Efforts to pass a federal data privacy law have dragged on for many years. During that time, unrelenting technological advancement simultaneously has produced new innovations that amplify calls for clear rules and complicated congressional conversations that might lead to such legislation. Artificial Intelligence (AI) is the latest such instigator/troublemaker.
Generative AI offerings – such as OpenAI's ChatGPT, Google's Gemini, and Meta AI – depend upon Large Language Models (LLMs) trained on massive amounts of data. The more data used to train the LLM, the better the results. Consequently, generative AI raises substantial questions relating to privacy. (By way of example, the image below was created with OpenAI's DALL-E using the prompt "create an image of generative AI and data privacy.")
In her Opening Statement regarding a recent Senate Commerce, Science and Transportation Committee hearing titled "The Need to Protect Americans' Privacy and the AI Accelerant," Chair Maria Cantwell (D-WA) wrote that "[w]e are being surveilled … tracked online in the real world, through connected devices. And now, when you add AI, it is like putting fuel on a campfire in the middle of a windstorm." AI, she argued, "increases the need for passing legislation soon."
This heightened concern, however, to date has not generated legislative progress on data privacy. The American Privacy Rights Act of 2024, about which I wrote in "Congressional Leaders Return Privacy to the Front Burner," an April 2024 Perspectives from FSF Scholars, has yet to advance beyond a discussion draft. It was scheduled for markup by the House Energy and Commerce Committee on June 27, 2024, but that markup was cancelled at the last minute, a development I described in a post to the Free State Foundation's blog.
Prompting an unsettling sense of déjà vu, already one state has taken stalled congressional matters into its own hands.
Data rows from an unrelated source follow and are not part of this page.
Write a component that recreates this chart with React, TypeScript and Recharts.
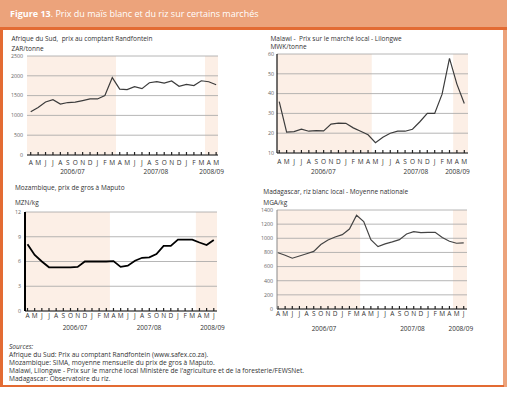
import React from 'react';
import { CartesianGrid, Line, LineChart, ReferenceArea, XAxis, YAxis } from 'recharts';

// month initials, April 2006 onwards
const monthsAprToMay = ['A', 'M', 'J', 'J', 'A', 'S', 'O', 'N', 'D', 'J', 'F', 'M', 'A', 'M', 'J', 'J', 'A', 'S', 'O', 'N', 'D', 'J', 'F', 'M', 'A', 'M'];
const monthsAprToJun = [...monthsAprToMay, 'J'];
const yearLabels = ['2006/07', '2007/08', '2008/09'];

const zarPerTonne = [1090, 1200, 1340, 1395, 1285, 1325, 1335, 1375, 1415, 1415, 1500, 1955, 1665, 1650, 1725, 1675, 1825, 1855, 1815, 1870, 1735, 1785, 1755, 1875, 1850, 1775];
const mwkPerTonne = [36, 20.5, 20.8, 22, 21, 21.3, 21.2, 24.6, 25.1, 25, 22.7, 21, 19.2, 15.2, 18, 20, 21, 21, 22, 25.8, 30, 30, 39.7, 57.8, 44.8, 35];
const mznPerKg = [8.1, 6.8, 6.0, 5.3, 5.3, 5.3, 5.3, 5.35, 6.0, 6.0, 6.0, 6.0, 6.05, 5.35, 5.5, 6.1, 6.45, 6.5, 6.9, 7.9, 7.9, 8.65, 8.65, 8.65, 8.3, 8.0, 8.6];
const mgaPerKg = [795, 760, 718, 750, 782, 814, 912, 977, 1019, 1052, 1131, 1325, 1237, 981, 883, 921, 949, 981, 1061, 1094, 1080, 1084, 1084, 1010, 958, 930, 935];

const zarTicks = [0, 500, 1000, 1500, 2000, 2500];
const mwkTicks = [10, 20, 30, 40, 50, 60];
const mznTicks = [0, 3, 6, 9, 12];
const mgaTicks = [0, 200, 400, 600, 800, 1000, 1200, 1400];

const sources = [
  'Afrique du Sud: Prix au comptant  Randfontein (www.safex.co.za).',
  'Mozambique: SIMA, moyenne mensuelle du prix de gros à Maputo.',
  "Malawi, Lilongwe - Prix sur le marché local Ministère de l'agriculture et de la foresterie/FEWSNet.",
  'Madagascar: Observatoire du riz.',
];

const FONT = '"Open Sans", "DejaVu Sans", sans-serif';
const SHADE = '#fcefe6';
const ORANGE = '#eca37b';
const DARK_ORANGE = '#e36b33';

function Txt({ x, y, size, children, center, style }: any) {
  return (
    <div
      style={{
        position: 'absolute',
        left: x,
        top: y,
        fontSize: size,
        lineHeight: 1,
        whiteSpace: 'nowrap',
        color: '#333',
        transform: center ? 'translate(-50%, -50%)' : 'translateY(-50%)',
        ...style,
      }}
    >
      {children}
    </div>
  );
}

function Panel(p: any) {
  const data = p.values.map((v: number, i: number) => ({ i, v }));
  const idx = p.months.map((_: string, i: number) => i);
  return (
    <div style={{ position: 'absolute', left: p.left, top: p.top }}>
      <LineChart
        width={p.width}
        height={p.height}
        data={data}
        margin={{ top: p.marginTop, right: p.marginRight, bottom: 0, left: 0 }}
      >
        {p.shades.map(([a, b]: [number, number], k: number) => (
          <ReferenceArea key={k} x1={a} x2={b} fill={SHADE} fillOpacity={1} stroke="none" ifOverflow="hidden" zIndex={-200} />
        ))}
        <CartesianGrid vertical={false} stroke="#a3a3a3" strokeWidth={0.8} />
        <XAxis
          dataKey="i"
          type="number"
          domain={p.xDomain}
          ticks={idx}
          interval={0}
          allowDataOverflow
          tickFormatter={(i) => p.months[i]}
          height={23}
          tickSize={-3}
          tickMargin={p.xTickMargin}
          axisLine={{ stroke: '#222', strokeWidth: 1 }}
          tickLine={{ stroke: '#222', strokeWidth: 1.2 }}
          tick={{ fontSize: 6.5, fill: '#333', fontFamily: FONT }}
        />
        <YAxis
          type="number"
          domain={[p.yTicks[0], p.yTicks[p.yTicks.length - 1]]}
          ticks={p.yTicks}
          interval={0}
          width={p.yAxisWidth}
          tickSize={0}
          tickMargin={p.yTickMargin ?? 4}
          axisLine={p.yAxisLine}
          tickLine={false}
          tick={{ fontSize: 5.3, fill: '#666', fontFamily: FONT }}
        />
        <Line
          dataKey="v"
          stroke={p.lineColor}
          strokeWidth={p.lineWidth}
          dot={false}
          isAnimationActive={false}
        />
      </LineChart>
    </div>
  );
}

export default function App() {
  return (
    <div
      style={{
        position: 'absolute',
        left: 0,
        top: 0,
        width: 507,
        height: 401,
        background: '#fff',
        fontFamily: FONT,
        overflow: 'hidden',
      }}
    >
      {/* frame */}
      <div style={{ position: 'absolute', left: 0, top: 0, width: 507, height: 27, background: ORANGE }} />
      <div style={{ position: 'absolute', left: 0, top: 27, width: 507, height: 3, background: DARK_ORANGE }} />
      <div style={{ position: 'absolute', left: 0, top: 27, width: 3, height: 360, background: DARK_ORANGE }} />
      <div style={{ position: 'absolute', left: 503, top: 30, width: 4, height: 357, background: ORANGE }} />
      <div style={{ position: 'absolute', left: 0, top: 385, width: 504, height: 2, background: DARK_ORANGE }} />
      <Txt x={10} y={13} size={9} style={{ color: '#fff' }}>
        <b>Figure 13</b>. Prix du maïs blanc et du riz sur certains marchés
      </Txt>

      {/* Afrique du Sud */}
      <Txt x={11.5} y={39} size={6.5}>Afrique du Sud,&nbsp; prix au comptant Randfontein</Txt>
      <Txt x={11.5} y={48.5} size={6.5}>ZAR/tonne</Txt>
      <Panel
        left={0} top={50} width={226} height={128} marginTop={6} marginRight={8} yAxisWidth={27}
        values={zarPerTonne} months={monthsAprToMay} yTicks={zarTicks} xDomain={[-0.5, 25.25]}
        shades={[[-0.5, 11.5], [23.5, 25.25]]} lineColor="#3c3c3c" lineWidth={1.2} yAxisLine={false}
        xTickMargin={8}
      />
      <Txt x={72.5} y={171.7} size={6.5} center>{yearLabels[0]}</Txt>
      <Txt x={155.8} y={171.7} size={6.5} center>{yearLabels[1]}</Txt>
      <Txt x={211.7} y={171.7} size={6.5} center>{yearLabels[2]}</Txt>

      {/* Malawi */}
      <Txt x={270.5} y={38.5} size={6.5}>Malawi -&nbsp; Prix sur le marché local - Lilongwe</Txt>
      <Txt x={270.5} y={47.3} size={6.5}>MWK/tonne</Txt>
      <Panel
        left={249} top={48} width={226} height={128} marginTop={6} marginRight={7} yAxisWidth={28}
        values={mwkPerTonne} months={monthsAprToMay} yTicks={mwkTicks} xDomain={[-0.3, 25.5]}
        shades={[[-0.3, 12.5], [23.5, 25.5]]} lineColor="#3c3c3c" lineWidth={1.2}
        yAxisLine={{ stroke: '#111', strokeWidth: 1.2 }} xTickMargin={9} yTickMargin={3}
      />
      <Txt x={323.3} y={172.3} size={6.5} center>{yearLabels[0]}</Txt>
      <Txt x={415.8} y={172.3} size={6.5} center>{yearLabels[1]}</Txt>
      <Txt x={457.5} y={172.3} size={6.5} center>{yearLabels[2]}</Txt>

      {/* Mozambique */}
      <Txt x={15} y={188.3} size={6.5}>Mozambique, prix de gros à Maputo</Txt>
      <Txt x={15} y={203} size={6.5}>MZN/kg</Txt>
      <Panel
        left={0} top={205} width={224} height={129} marginTop={7} marginRight={7} yAxisWidth={25}
        values={mznPerKg} months={monthsAprToJun} yTicks={mznTicks} xDomain={[-0.35, 26.45]}
        shades={[[-0.35, 11.5], [23.5, 26.45]]} lineColor="#000" lineWidth={1.8}
        yAxisLine={{ stroke: '#000', strokeWidth: 2 }} xTickMargin={5}
      />
      <Txt x={75} y={328.3} size={6.5} center>{yearLabels[0]}</Txt>
      <Txt x={149} y={328.3} size={6.5} center>{yearLabels[1]}</Txt>
      <Txt x={212.5} y={328.3} size={6.5} center>{yearLabels[2]}</Txt>

      {/* Madagascar */}
      <Txt x={263.3} y={191.7} size={6.5}>Madagascar, riz blanc local - Moyenne nationale</Txt>
      <Txt x={263.3} y={203} size={6.5}>MGA/kg</Txt>
      <Panel
        left={249} top={203} width={226} height={129} marginTop={7} marginRight={8} yAxisWidth={28}
        values={mgaPerKg} months={monthsAprToJun} yTicks={mgaTicks} xDomain={[-0.14, 26.46]}
        shades={[[-0.14, 11.5], [24.5, 26.46]]} lineColor="#444" lineWidth={1.2}
        yAxisLine={{ stroke: '#888', strokeWidth: 1 }} xTickMargin={5}
      />
      <Txt x={324} y={329} size={6.5} center>{yearLabels[0]}</Txt>
      <Txt x={412.5} y={329} size={6.5} center>{yearLabels[1]}</Txt>
      <Txt x={460.8} y={329} size={6.5} center>{yearLabels[2]}</Txt>

      {/* sources */}
      <Txt x={9} y={346.7} size={6.6} style={{ fontStyle: 'italic' }}>Sources:</Txt>
      {sources.map((s, k) => (
        <Txt key={k} x={9} y={354.5 + k * 8.25} size={6.6}>{s}</Txt>
      ))}
    </div>
  );
}
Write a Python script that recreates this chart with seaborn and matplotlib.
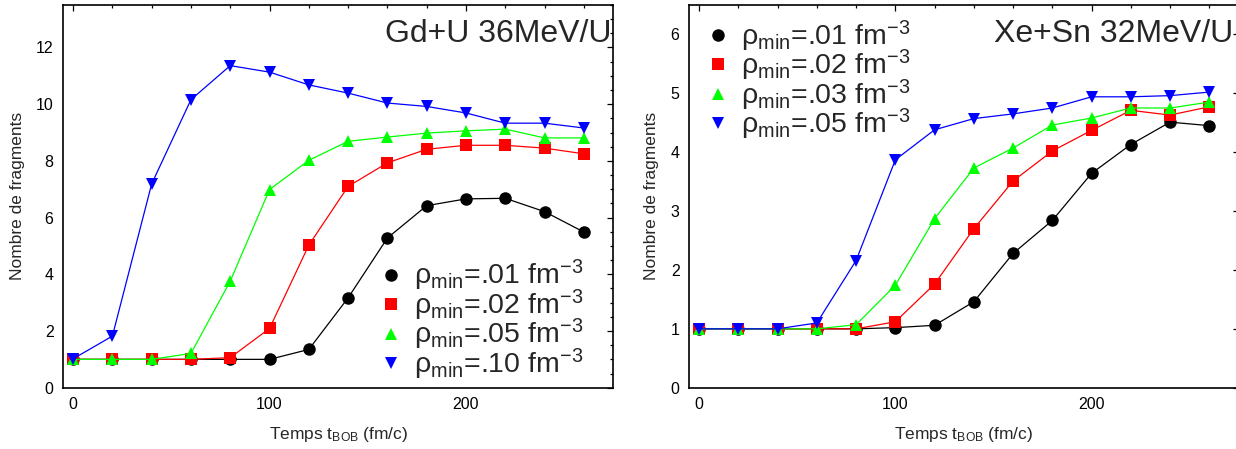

On May 17, 2024, Colorado Governor Jared Polis signed into law Senate Bill 24-205, "Concerning Consumer Protections in Interactions with Artificial Intelligence Systems."
Broadly speaking, Senate Bill 24-205, which goes into effect on February 1, 2026, requires that developers of "high-risk" AI systems "use reasonable care to protect consumers from any known or reasonably foreseeable risks of algorithmic discrimination."
We shall see if other states follow Colorado's lead – and, if so, whether another unwanted privacy-related "patchwork" emerges.